The fact that most corrugated containers make their way into the recycling stream is a plus, but that isn’t always the optimal outcome from a lifecycle standpoint.
“Should I be using recycled boxes? Sure. Should I be recycling my boxes? Absolutely. Should I also use any given box as many times as I possibly can? Yes, and that's how we really begin to reduce waste in the system and therefore reduce emissions,” she said. “When we see core business models that are not just about reducing, but are about building revenue streams that are sustainable, circular and therefore viable long-term, that's where things start to get really exciting,”
Goldmark sees boxes as a potential focus area for major companies pursuing zero waste goals or looking for ways to minimize their footprints. Ikea, for example, has pledged to become “100% circular” by 2030. Target has also pledged to redesign all its owned-brand products for 100% circularity by 2040.
Other businesses — such as Port Packaging, also based in Philadelphia, and United Container, which has three locations in the Midwest, East and South — also follow this box reuse model. In addition, an online hub called BoxCycle finds reused boxes by zip code.
Business is sprightly enough that American Box opened two new facilities, near Pittsburgh and Dayton, Ohio, in the last five years. “It’s been amazing to see the demand and the growth,” said Spradlin.
Although box shipments plummeted by 8.4% in Q4 2022, Rachel Kenyon, senior vice president of the Fibre Box Association, intimated that second-use box companies didn’t present a threat to sales in the sector. In fact, those companies’ missions line up with the broader industry’s sustainability goals.
“The corrugated cardboard packaging industry is committed to keeping box fibers in use for as long as possible,” she wrote in an email. “A circular approach has made boxes … reusable and sustainable for many years. Even when other materials are recycled, they may not come back as the exact same product — boxes do.”
Spradlin said that boxes are often reused just once before getting “repulped and turned into paper or another box after.” American Box is exploring ways to continue the reuse, but logistics are tricky. After boxes leave a distribution center, they often go to a nationwide network of shipping and receiving departments. Plus a box loses integrity every time it’s taped and reopened. American Box inspects the condition and structural integrity of each box it collects, while also peeling off excess tape.

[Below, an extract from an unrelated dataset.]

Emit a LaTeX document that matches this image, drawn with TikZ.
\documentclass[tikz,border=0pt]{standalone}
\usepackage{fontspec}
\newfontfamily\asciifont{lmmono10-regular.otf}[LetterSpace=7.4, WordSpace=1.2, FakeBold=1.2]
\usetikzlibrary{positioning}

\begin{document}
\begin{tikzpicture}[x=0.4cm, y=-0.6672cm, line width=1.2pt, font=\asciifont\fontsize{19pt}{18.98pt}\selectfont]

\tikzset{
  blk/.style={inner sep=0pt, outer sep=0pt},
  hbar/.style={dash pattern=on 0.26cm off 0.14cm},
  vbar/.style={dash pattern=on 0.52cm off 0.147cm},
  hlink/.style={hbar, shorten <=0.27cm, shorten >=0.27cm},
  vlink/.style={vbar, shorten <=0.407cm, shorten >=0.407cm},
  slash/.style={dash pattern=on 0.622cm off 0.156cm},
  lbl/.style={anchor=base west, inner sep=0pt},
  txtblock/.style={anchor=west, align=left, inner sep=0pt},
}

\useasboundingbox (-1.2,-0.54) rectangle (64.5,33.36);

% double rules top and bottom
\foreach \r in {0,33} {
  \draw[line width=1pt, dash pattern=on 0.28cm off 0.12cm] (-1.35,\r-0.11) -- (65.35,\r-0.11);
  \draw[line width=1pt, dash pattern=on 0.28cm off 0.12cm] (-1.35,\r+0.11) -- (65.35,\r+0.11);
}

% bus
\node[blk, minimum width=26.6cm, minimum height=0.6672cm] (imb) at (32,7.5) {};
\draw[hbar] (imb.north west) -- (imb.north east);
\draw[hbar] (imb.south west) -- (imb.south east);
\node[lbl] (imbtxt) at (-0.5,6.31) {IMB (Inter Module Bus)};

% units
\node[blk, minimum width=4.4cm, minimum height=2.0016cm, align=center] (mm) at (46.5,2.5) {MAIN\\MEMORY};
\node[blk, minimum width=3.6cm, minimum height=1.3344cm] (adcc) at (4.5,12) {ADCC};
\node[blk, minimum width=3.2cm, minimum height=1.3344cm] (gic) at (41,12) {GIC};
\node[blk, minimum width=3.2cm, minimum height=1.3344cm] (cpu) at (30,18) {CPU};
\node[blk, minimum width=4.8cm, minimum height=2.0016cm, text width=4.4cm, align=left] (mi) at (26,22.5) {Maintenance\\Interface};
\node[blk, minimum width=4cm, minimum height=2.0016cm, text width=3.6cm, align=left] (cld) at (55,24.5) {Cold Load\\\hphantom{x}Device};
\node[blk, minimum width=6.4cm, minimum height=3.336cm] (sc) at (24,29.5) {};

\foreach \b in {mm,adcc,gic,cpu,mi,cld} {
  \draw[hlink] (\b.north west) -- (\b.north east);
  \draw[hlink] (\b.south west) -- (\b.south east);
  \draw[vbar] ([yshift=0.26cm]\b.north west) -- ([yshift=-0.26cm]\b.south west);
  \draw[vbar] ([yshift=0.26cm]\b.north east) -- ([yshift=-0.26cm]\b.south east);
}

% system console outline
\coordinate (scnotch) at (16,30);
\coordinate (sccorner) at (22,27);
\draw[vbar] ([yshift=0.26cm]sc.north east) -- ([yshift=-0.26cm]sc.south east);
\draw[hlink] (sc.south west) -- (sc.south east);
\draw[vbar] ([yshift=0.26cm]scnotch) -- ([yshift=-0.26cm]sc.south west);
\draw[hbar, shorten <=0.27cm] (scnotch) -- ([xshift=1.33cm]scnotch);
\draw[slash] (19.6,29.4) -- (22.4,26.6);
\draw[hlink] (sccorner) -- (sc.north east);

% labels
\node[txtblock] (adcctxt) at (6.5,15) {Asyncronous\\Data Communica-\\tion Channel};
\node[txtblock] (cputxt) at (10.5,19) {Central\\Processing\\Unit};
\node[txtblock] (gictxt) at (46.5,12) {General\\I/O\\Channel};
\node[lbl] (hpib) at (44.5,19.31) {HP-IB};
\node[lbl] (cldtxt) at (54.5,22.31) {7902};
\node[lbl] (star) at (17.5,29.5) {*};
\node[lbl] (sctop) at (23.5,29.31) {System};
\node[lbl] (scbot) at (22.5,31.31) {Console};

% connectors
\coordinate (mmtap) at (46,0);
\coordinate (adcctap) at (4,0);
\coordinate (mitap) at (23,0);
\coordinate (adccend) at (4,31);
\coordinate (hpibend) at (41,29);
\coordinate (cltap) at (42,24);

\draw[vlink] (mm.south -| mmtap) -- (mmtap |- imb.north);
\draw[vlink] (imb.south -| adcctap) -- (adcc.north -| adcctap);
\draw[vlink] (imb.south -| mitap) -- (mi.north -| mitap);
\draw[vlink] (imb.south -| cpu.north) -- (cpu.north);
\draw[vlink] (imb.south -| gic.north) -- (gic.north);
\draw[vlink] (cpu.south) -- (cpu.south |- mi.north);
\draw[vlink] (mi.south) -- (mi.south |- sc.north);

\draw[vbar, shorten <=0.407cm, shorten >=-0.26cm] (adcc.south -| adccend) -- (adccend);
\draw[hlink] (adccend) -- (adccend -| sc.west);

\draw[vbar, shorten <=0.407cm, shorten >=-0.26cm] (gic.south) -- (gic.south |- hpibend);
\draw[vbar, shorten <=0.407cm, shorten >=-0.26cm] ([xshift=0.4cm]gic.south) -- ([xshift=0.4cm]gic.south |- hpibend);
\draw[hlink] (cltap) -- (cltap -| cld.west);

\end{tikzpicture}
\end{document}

However, said Spradlin, “We have some local customers where [this model] might be a better fit because they have enough stores centrally located, whereby we could collect those boxes and return them back to their [distribution control system].”
To make this sort of ongoing circularity work on a larger scale, Barnard’s Goldmark sees changing corporate behavior as “a big lift, because companies are probably going to have to build their own reverse logistics system to get boxes back into their warehouse.” Still, she said, “We had the capacity to build an incredibly complex linear system. We have the intellectual and technical capacity to build a circular one.”